— START OF INFORMATION SHOWN —
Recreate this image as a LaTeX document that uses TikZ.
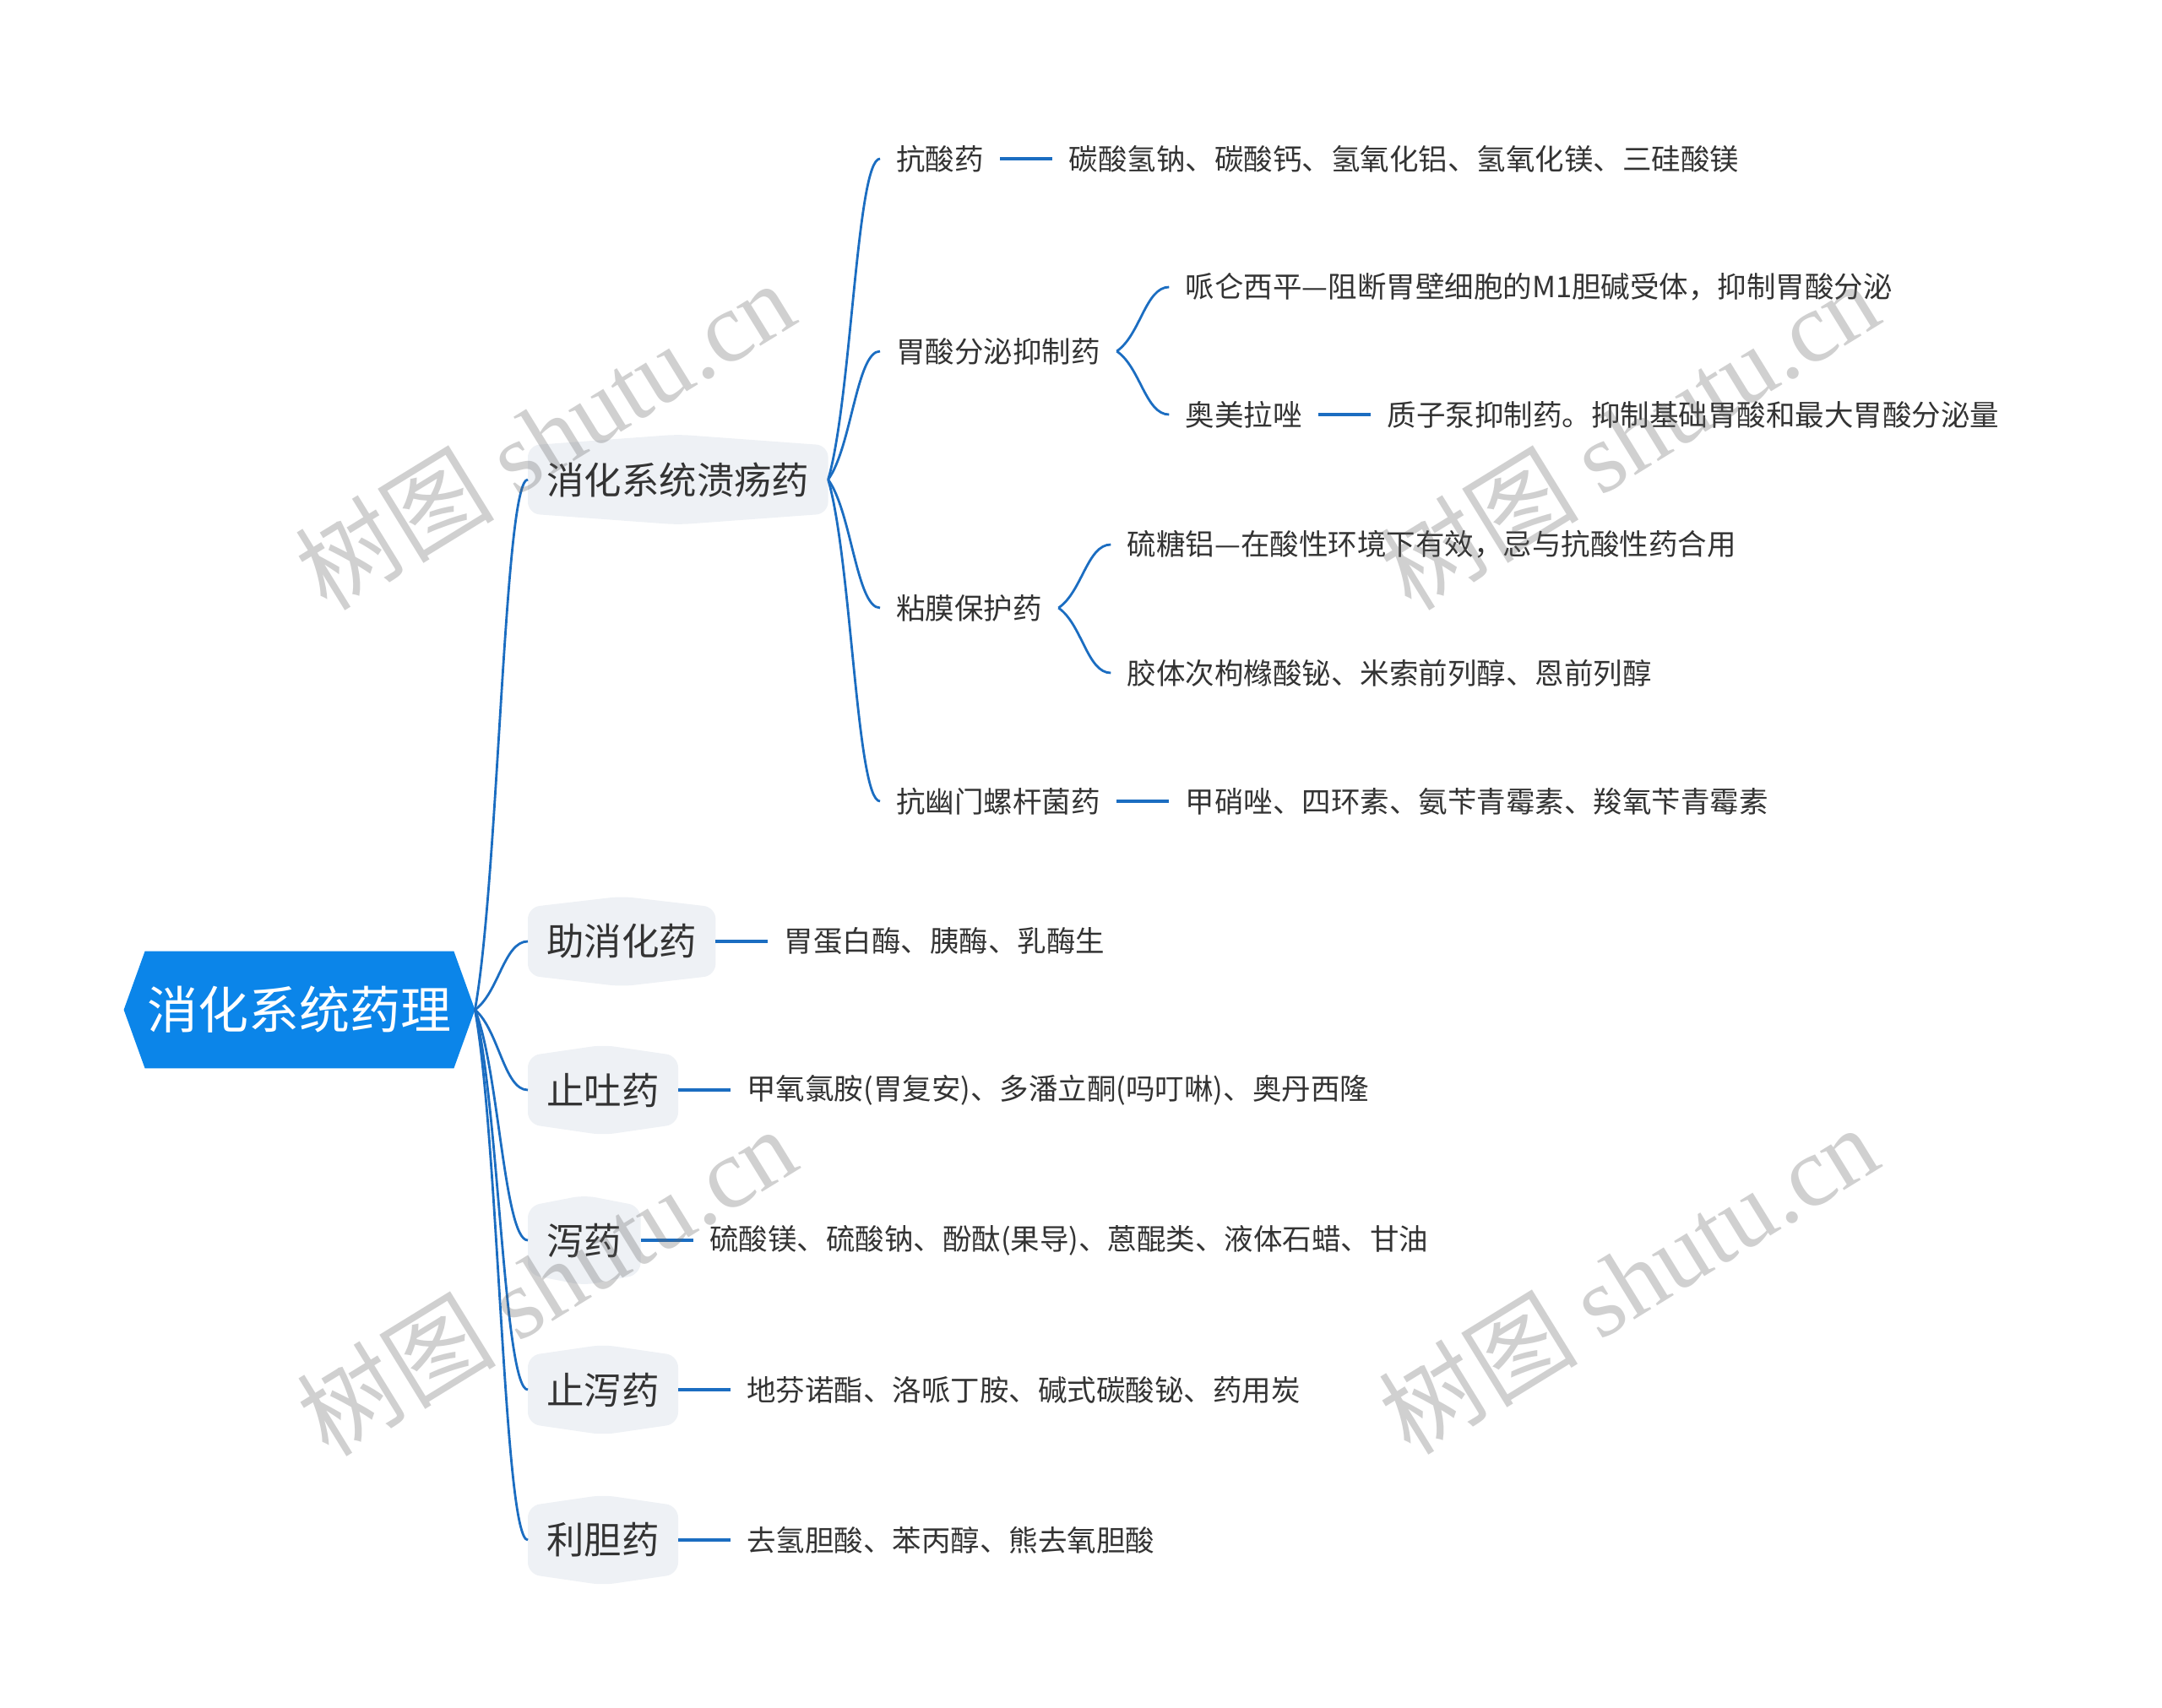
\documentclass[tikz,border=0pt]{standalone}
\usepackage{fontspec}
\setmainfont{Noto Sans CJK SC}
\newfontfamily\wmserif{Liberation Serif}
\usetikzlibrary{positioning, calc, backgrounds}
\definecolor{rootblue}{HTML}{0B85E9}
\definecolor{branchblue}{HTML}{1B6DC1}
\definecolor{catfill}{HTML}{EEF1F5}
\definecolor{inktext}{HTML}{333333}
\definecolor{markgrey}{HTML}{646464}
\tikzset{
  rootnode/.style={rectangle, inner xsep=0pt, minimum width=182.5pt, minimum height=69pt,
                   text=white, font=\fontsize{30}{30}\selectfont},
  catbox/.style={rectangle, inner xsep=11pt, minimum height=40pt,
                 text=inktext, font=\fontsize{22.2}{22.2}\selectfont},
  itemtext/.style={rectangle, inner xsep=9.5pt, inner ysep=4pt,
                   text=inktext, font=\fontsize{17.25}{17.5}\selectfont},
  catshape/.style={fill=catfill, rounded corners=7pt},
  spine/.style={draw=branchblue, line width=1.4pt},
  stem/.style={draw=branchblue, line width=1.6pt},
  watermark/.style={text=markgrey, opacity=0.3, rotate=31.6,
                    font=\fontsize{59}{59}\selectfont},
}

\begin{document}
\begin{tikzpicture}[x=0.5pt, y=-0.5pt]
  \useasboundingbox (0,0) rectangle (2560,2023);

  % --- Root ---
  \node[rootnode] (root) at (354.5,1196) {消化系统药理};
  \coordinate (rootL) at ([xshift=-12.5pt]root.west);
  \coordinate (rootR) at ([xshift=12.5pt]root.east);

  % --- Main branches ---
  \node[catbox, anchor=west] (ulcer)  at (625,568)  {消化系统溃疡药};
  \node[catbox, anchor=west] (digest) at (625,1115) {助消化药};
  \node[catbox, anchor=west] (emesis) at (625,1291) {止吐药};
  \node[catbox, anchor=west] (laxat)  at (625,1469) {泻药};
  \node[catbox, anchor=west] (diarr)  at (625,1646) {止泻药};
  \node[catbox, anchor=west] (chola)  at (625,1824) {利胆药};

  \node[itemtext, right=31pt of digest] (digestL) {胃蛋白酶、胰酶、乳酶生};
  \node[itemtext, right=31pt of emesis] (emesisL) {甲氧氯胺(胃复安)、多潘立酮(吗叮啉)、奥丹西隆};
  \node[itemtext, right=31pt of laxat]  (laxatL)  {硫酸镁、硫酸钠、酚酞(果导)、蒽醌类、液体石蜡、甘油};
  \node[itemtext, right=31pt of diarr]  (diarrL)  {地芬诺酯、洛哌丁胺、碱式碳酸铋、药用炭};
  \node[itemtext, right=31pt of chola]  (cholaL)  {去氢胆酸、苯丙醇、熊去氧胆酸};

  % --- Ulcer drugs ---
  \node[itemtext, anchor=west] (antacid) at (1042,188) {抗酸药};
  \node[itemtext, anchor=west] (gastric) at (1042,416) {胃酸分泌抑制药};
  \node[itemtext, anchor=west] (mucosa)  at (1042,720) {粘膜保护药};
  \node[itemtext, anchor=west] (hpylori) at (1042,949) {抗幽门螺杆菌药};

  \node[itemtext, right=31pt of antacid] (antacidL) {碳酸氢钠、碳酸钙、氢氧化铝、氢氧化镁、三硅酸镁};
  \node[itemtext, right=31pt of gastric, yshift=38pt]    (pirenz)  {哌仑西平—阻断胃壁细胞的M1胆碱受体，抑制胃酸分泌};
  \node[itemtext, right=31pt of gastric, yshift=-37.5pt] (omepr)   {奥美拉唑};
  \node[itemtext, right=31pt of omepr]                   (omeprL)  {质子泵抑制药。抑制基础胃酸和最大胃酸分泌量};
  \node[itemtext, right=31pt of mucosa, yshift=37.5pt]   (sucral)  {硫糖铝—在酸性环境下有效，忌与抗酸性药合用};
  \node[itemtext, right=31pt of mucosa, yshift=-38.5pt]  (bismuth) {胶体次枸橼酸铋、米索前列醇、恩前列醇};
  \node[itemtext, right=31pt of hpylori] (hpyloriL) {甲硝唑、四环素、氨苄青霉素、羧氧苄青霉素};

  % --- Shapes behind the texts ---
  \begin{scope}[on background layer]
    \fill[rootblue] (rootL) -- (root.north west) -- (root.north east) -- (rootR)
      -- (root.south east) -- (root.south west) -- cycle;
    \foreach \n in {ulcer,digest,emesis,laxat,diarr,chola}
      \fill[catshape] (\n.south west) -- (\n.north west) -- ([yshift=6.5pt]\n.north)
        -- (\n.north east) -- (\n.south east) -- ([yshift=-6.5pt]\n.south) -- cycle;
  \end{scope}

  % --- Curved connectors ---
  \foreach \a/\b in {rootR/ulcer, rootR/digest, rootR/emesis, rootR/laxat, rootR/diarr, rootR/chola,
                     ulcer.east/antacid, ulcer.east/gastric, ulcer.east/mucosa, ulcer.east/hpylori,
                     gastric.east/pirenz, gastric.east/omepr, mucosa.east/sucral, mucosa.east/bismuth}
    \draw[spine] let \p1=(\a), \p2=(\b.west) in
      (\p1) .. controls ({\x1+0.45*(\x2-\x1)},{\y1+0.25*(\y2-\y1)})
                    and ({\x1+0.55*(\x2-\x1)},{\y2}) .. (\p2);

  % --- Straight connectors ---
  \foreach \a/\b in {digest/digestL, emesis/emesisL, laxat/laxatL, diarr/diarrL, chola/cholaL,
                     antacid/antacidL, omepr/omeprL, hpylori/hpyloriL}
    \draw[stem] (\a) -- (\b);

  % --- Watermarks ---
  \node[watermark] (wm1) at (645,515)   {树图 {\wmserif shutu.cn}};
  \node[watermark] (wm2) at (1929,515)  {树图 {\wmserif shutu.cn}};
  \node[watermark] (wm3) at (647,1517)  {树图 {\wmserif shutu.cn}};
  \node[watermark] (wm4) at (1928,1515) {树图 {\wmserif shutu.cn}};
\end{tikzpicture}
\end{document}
— END OF INFORMATION SHOWN —
- _THE REQUEST_
All of the material above is to be copied exactly, except for its images.

- _FINISHED TASK_
Recreate this image as a LaTeX document that uses TikZ.
\documentclass[tikz,border=0pt]{standalone}
\usepackage{fontspec}
\setmainfont{Noto Sans CJK SC}
\newfontfamily\wmserif{Liberation Serif}
\usetikzlibrary{positioning, calc, backgrounds}
\definecolor{rootblue}{HTML}{0B85E9}
\definecolor{branchblue}{HTML}{1B6DC1}
\definecolor{catfill}{HTML}{EEF1F5}
\definecolor{inktext}{HTML}{333333}
\definecolor{markgrey}{HTML}{646464}
\tikzset{
  rootnode/.style={rectangle, inner xsep=0pt, minimum width=182.5pt, minimum height=69pt,
                   text=white, font=\fontsize{30}{30}\selectfont},
  catbox/.style={rectangle, inner xsep=11pt, minimum height=40pt,
                 text=inktext, font=\fontsize{22.2}{22.2}\selectfont},
  itemtext/.style={rectangle, inner xsep=9.5pt, inner ysep=4pt,
                   text=inktext, font=\fontsize{17.25}{17.5}\selectfont},
  catshape/.style={fill=catfill, rounded corners=7pt},
  spine/.style={draw=branchblue, line width=1.4pt},
  stem/.style={draw=branchblue, line width=1.6pt},
  watermark/.style={text=markgrey, opacity=0.3, rotate=31.6,
                    font=\fontsize{59}{59}\selectfont},
}

\begin{document}
\begin{tikzpicture}[x=0.5pt, y=-0.5pt]
  \useasboundingbox (0,0) rectangle (2560,2023);

  % --- Root ---
  \node[rootnode] (root) at (354.5,1196) {消化系统药理};
  \coordinate (rootL) at ([xshift=-12.5pt]root.west);
  \coordinate (rootR) at ([xshift=12.5pt]root.east);

  % --- Main branches ---
  \node[catbox, anchor=west] (ulcer)  at (625,568)  {消化系统溃疡药};
  \node[catbox, anchor=west] (digest) at (625,1115) {助消化药};
  \node[catbox, anchor=west] (emesis) at (625,1291) {止吐药};
  \node[catbox, anchor=west] (laxat)  at (625,1469) {泻药};
  \node[catbox, anchor=west] (diarr)  at (625,1646) {止泻药};
  \node[catbox, anchor=west] (chola)  at (625,1824) {利胆药};

  \node[itemtext, right=31pt of digest] (digestL) {胃蛋白酶、胰酶、乳酶生};
  \node[itemtext, right=31pt of emesis] (emesisL) {甲氧氯胺(胃复安)、多潘立酮(吗叮啉)、奥丹西隆};
  \node[itemtext, right=31pt of laxat]  (laxatL)  {硫酸镁、硫酸钠、酚酞(果导)、蒽醌类、液体石蜡、甘油};
  \node[itemtext, right=31pt of diarr]  (diarrL)  {地芬诺酯、洛哌丁胺、碱式碳酸铋、药用炭};
  \node[itemtext, right=31pt of chola]  (cholaL)  {去氢胆酸、苯丙醇、熊去氧胆酸};

  % --- Ulcer drugs ---
  \node[itemtext, anchor=west] (antacid) at (1042,188) {抗酸药};
  \node[itemtext, anchor=west] (gastric) at (1042,416) {胃酸分泌抑制药};
  \node[itemtext, anchor=west] (mucosa)  at (1042,720) {粘膜保护药};
  \node[itemtext, anchor=west] (hpylori) at (1042,949) {抗幽门螺杆菌药};

  \node[itemtext, right=31pt of antacid] (antacidL) {碳酸氢钠、碳酸钙、氢氧化铝、氢氧化镁、三硅酸镁};
  \node[itemtext, right=31pt of gastric, yshift=38pt]    (pirenz)  {哌仑西平—阻断胃壁细胞的M1胆碱受体，抑制胃酸分泌};
  \node[itemtext, right=31pt of gastric, yshift=-37.5pt] (omepr)   {奥美拉唑};
  \node[itemtext, right=31pt of omepr]                   (omeprL)  {质子泵抑制药。抑制基础胃酸和最大胃酸分泌量};
  \node[itemtext, right=31pt of mucosa, yshift=37.5pt]   (sucral)  {硫糖铝—在酸性环境下有效，忌与抗酸性药合用};
  \node[itemtext, right=31pt of mucosa, yshift=-38.5pt]  (bismuth) {胶体次枸橼酸铋、米索前列醇、恩前列醇};
  \node[itemtext, right=31pt of hpylori] (hpyloriL) {甲硝唑、四环素、氨苄青霉素、羧氧苄青霉素};

  % --- Shapes behind the texts ---
  \begin{scope}[on background layer]
    \fill[rootblue] (rootL) -- (root.north west) -- (root.north east) -- (rootR)
      -- (root.south east) -- (root.south west) -- cycle;
    \foreach \n in {ulcer,digest,emesis,laxat,diarr,chola}
      \fill[catshape] (\n.south west) -- (\n.north west) -- ([yshift=6.5pt]\n.north)
        -- (\n.north east) -- (\n.south east) -- ([yshift=-6.5pt]\n.south) -- cycle;
  \end{scope}

  % --- Curved connectors ---
  \foreach \a/\b in {rootR/ulcer, rootR/digest, rootR/emesis, rootR/laxat, rootR/diarr, rootR/chola,
                     ulcer.east/antacid, ulcer.east/gastric, ulcer.east/mucosa, ulcer.east/hpylori,
                     gastric.east/pirenz, gastric.east/omepr, mucosa.east/sucral, mucosa.east/bismuth}
    \draw[spine] let \p1=(\a), \p2=(\b.west) in
      (\p1) .. controls ({\x1+0.45*(\x2-\x1)},{\y1+0.25*(\y2-\y1)})
                    and ({\x1+0.55*(\x2-\x1)},{\y2}) .. (\p2);

  % --- Straight connectors ---
  \foreach \a/\b in {digest/digestL, emesis/emesisL, laxat/laxatL, diarr/diarrL, chola/cholaL,
                     antacid/antacidL, omepr/omeprL, hpylori/hpyloriL}
    \draw[stem] (\a) -- (\b);

  % --- Watermarks ---
  \node[watermark] (wm1) at (645,515)   {树图 {\wmserif shutu.cn}};
  \node[watermark] (wm2) at (1929,515)  {树图 {\wmserif shutu.cn}};
  \node[watermark] (wm3) at (647,1517)  {树图 {\wmserif shutu.cn}};
  \node[watermark] (wm4) at (1928,1515) {树图 {\wmserif shutu.cn}};
\end{tikzpicture}
\end{document}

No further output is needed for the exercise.